Description of the task: Copy the data below exactly, omitting any picture it contains.

***

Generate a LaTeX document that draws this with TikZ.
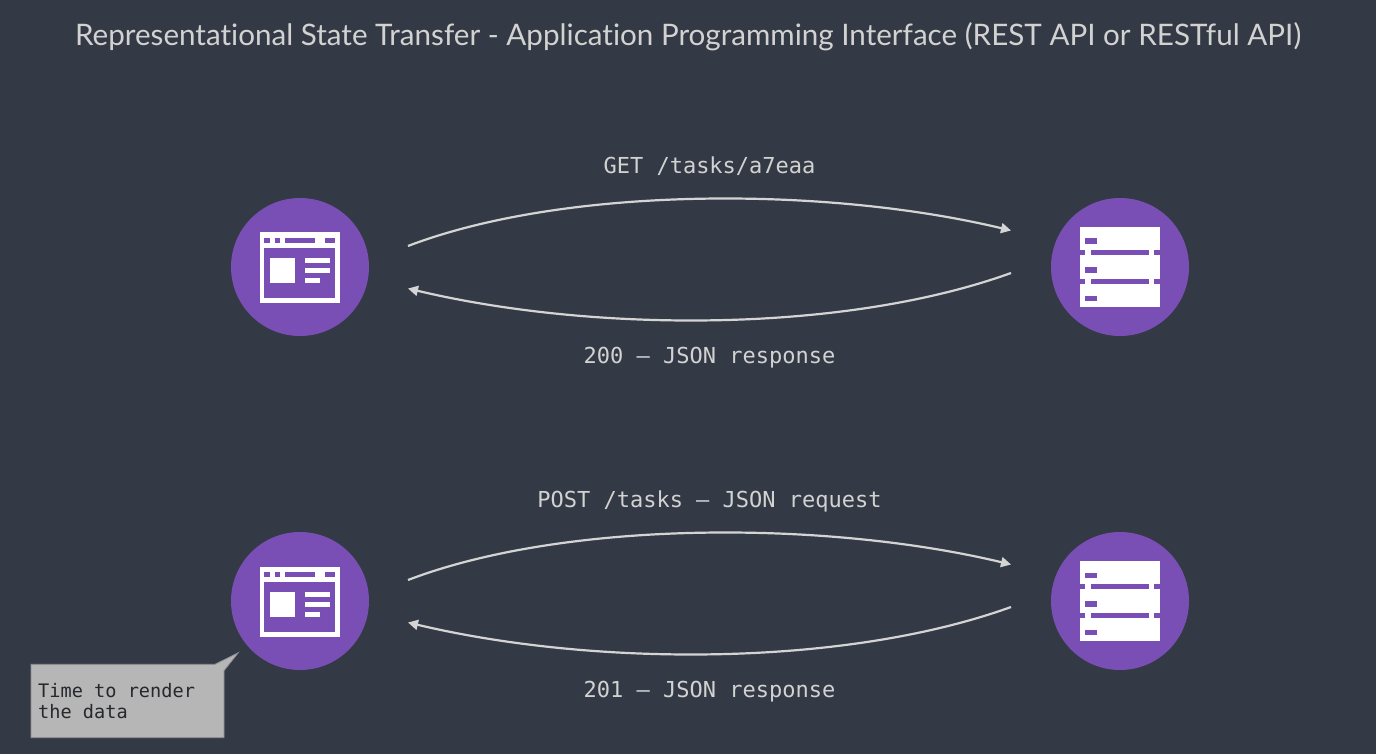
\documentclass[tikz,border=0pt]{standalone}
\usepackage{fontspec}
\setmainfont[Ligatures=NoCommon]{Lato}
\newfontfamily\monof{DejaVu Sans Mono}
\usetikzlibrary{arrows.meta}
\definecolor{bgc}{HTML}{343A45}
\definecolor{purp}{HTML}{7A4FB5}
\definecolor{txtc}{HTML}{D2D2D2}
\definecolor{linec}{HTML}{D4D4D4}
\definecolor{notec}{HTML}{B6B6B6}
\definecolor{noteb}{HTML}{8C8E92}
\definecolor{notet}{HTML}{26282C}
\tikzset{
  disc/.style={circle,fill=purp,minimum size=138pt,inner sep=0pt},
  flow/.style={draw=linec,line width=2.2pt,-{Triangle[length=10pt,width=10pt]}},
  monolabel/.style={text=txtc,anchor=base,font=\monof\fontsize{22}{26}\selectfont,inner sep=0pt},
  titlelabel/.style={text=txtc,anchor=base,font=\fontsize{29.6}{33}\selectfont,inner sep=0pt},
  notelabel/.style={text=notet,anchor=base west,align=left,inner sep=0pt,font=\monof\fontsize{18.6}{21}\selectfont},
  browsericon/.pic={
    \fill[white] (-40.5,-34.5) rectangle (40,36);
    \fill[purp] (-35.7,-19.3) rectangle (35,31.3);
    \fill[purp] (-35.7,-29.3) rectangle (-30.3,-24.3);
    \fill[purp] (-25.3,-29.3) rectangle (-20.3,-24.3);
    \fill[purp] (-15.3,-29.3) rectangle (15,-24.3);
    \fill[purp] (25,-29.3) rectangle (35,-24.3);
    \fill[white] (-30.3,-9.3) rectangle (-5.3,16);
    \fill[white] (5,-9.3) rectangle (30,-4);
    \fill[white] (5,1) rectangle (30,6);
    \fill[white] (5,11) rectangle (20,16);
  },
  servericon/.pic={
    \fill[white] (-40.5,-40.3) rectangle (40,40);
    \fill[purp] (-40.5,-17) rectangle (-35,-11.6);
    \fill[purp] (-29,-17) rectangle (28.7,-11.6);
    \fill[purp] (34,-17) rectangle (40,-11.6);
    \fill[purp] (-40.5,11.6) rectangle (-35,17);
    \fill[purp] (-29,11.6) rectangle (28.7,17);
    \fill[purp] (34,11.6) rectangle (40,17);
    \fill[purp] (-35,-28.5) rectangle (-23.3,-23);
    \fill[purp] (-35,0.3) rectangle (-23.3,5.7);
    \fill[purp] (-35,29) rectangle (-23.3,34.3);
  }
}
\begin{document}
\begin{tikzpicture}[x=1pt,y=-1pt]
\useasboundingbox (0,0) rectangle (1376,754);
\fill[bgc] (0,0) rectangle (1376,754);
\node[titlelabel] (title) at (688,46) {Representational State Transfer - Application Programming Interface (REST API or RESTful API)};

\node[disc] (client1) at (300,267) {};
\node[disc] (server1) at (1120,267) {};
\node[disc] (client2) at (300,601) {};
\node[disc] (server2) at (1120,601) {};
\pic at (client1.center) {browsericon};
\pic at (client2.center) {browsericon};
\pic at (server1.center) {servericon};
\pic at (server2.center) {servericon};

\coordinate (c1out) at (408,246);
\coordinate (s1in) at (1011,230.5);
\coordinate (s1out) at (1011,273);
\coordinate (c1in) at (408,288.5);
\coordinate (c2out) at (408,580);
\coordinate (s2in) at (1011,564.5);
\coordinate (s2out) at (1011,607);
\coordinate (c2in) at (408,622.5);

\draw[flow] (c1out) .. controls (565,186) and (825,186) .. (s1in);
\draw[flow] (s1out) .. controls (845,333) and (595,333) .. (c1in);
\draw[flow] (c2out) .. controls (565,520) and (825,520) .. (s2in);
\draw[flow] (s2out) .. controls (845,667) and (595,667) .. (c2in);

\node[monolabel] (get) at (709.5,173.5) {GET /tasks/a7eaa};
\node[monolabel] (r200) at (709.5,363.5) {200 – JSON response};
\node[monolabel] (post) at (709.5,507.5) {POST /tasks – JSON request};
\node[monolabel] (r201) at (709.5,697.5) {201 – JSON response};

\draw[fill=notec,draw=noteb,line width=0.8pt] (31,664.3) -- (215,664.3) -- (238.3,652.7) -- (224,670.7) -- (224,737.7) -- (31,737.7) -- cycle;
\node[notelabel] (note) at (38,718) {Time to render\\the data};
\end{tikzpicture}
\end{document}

***

The result:
Generate a LaTeX document that draws this with TikZ.
\documentclass[tikz,border=0pt]{standalone}
\usepackage{fontspec}
\setmainfont[Ligatures=NoCommon]{Lato}
\newfontfamily\monof{DejaVu Sans Mono}
\usetikzlibrary{arrows.meta}
\definecolor{bgc}{HTML}{343A45}
\definecolor{purp}{HTML}{7A4FB5}
\definecolor{txtc}{HTML}{D2D2D2}
\definecolor{linec}{HTML}{D4D4D4}
\definecolor{notec}{HTML}{B6B6B6}
\definecolor{noteb}{HTML}{8C8E92}
\definecolor{notet}{HTML}{26282C}
\tikzset{
  disc/.style={circle,fill=purp,minimum size=138pt,inner sep=0pt},
  flow/.style={draw=linec,line width=2.2pt,-{Triangle[length=10pt,width=10pt]}},
  monolabel/.style={text=txtc,anchor=base,font=\monof\fontsize{22}{26}\selectfont,inner sep=0pt},
  titlelabel/.style={text=txtc,anchor=base,font=\fontsize{29.6}{33}\selectfont,inner sep=0pt},
  notelabel/.style={text=notet,anchor=base west,align=left,inner sep=0pt,font=\monof\fontsize{18.6}{21}\selectfont},
  browsericon/.pic={
    \fill[white] (-40.5,-34.5) rectangle (40,36);
    \fill[purp] (-35.7,-19.3) rectangle (35,31.3);
    \fill[purp] (-35.7,-29.3) rectangle (-30.3,-24.3);
    \fill[purp] (-25.3,-29.3) rectangle (-20.3,-24.3);
    \fill[purp] (-15.3,-29.3) rectangle (15,-24.3);
    \fill[purp] (25,-29.3) rectangle (35,-24.3);
    \fill[white] (-30.3,-9.3) rectangle (-5.3,16);
    \fill[white] (5,-9.3) rectangle (30,-4);
    \fill[white] (5,1) rectangle (30,6);
    \fill[white] (5,11) rectangle (20,16);
  },
  servericon/.pic={
    \fill[white] (-40.5,-40.3) rectangle (40,40);
    \fill[purp] (-40.5,-17) rectangle (-35,-11.6);
    \fill[purp] (-29,-17) rectangle (28.7,-11.6);
    \fill[purp] (34,-17) rectangle (40,-11.6);
    \fill[purp] (-40.5,11.6) rectangle (-35,17);
    \fill[purp] (-29,11.6) rectangle (28.7,17);
    \fill[purp] (34,11.6) rectangle (40,17);
    \fill[purp] (-35,-28.5) rectangle (-23.3,-23);
    \fill[purp] (-35,0.3) rectangle (-23.3,5.7);
    \fill[purp] (-35,29) rectangle (-23.3,34.3);
  }
}
\begin{document}
\begin{tikzpicture}[x=1pt,y=-1pt]
\useasboundingbox (0,0) rectangle (1376,754);
\fill[bgc] (0,0) rectangle (1376,754);
\node[titlelabel] (title) at (688,46) {Representational State Transfer - Application Programming Interface (REST API or RESTful API)};

\node[disc] (client1) at (300,267) {};
\node[disc] (server1) at (1120,267) {};
\node[disc] (client2) at (300,601) {};
\node[disc] (server2) at (1120,601) {};
\pic at (client1.center) {browsericon};
\pic at (client2.center) {browsericon};
\pic at (server1.center) {servericon};
\pic at (server2.center) {servericon};

\coordinate (c1out) at (408,246);
\coordinate (s1in) at (1011,230.5);
\coordinate (s1out) at (1011,273);
\coordinate (c1in) at (408,288.5);
\coordinate (c2out) at (408,580);
\coordinate (s2in) at (1011,564.5);
\coordinate (s2out) at (1011,607);
\coordinate (c2in) at (408,622.5);

\draw[flow] (c1out) .. controls (565,186) and (825,186) .. (s1in);
\draw[flow] (s1out) .. controls (845,333) and (595,333) .. (c1in);
\draw[flow] (c2out) .. controls (565,520) and (825,520) .. (s2in);
\draw[flow] (s2out) .. controls (845,667) and (595,667) .. (c2in);

\node[monolabel] (get) at (709.5,173.5) {GET /tasks/a7eaa};
\node[monolabel] (r200) at (709.5,363.5) {200 – JSON response};
\node[monolabel] (post) at (709.5,507.5) {POST /tasks – JSON request};
\node[monolabel] (r201) at (709.5,697.5) {201 – JSON response};

\draw[fill=notec,draw=noteb,line width=0.8pt] (31,664.3) -- (215,664.3) -- (238.3,652.7) -- (224,670.7) -- (224,737.7) -- (31,737.7) -- cycle;
\node[notelabel] (note) at (38,718) {Time to render\\the data};
\end{tikzpicture}
\end{document}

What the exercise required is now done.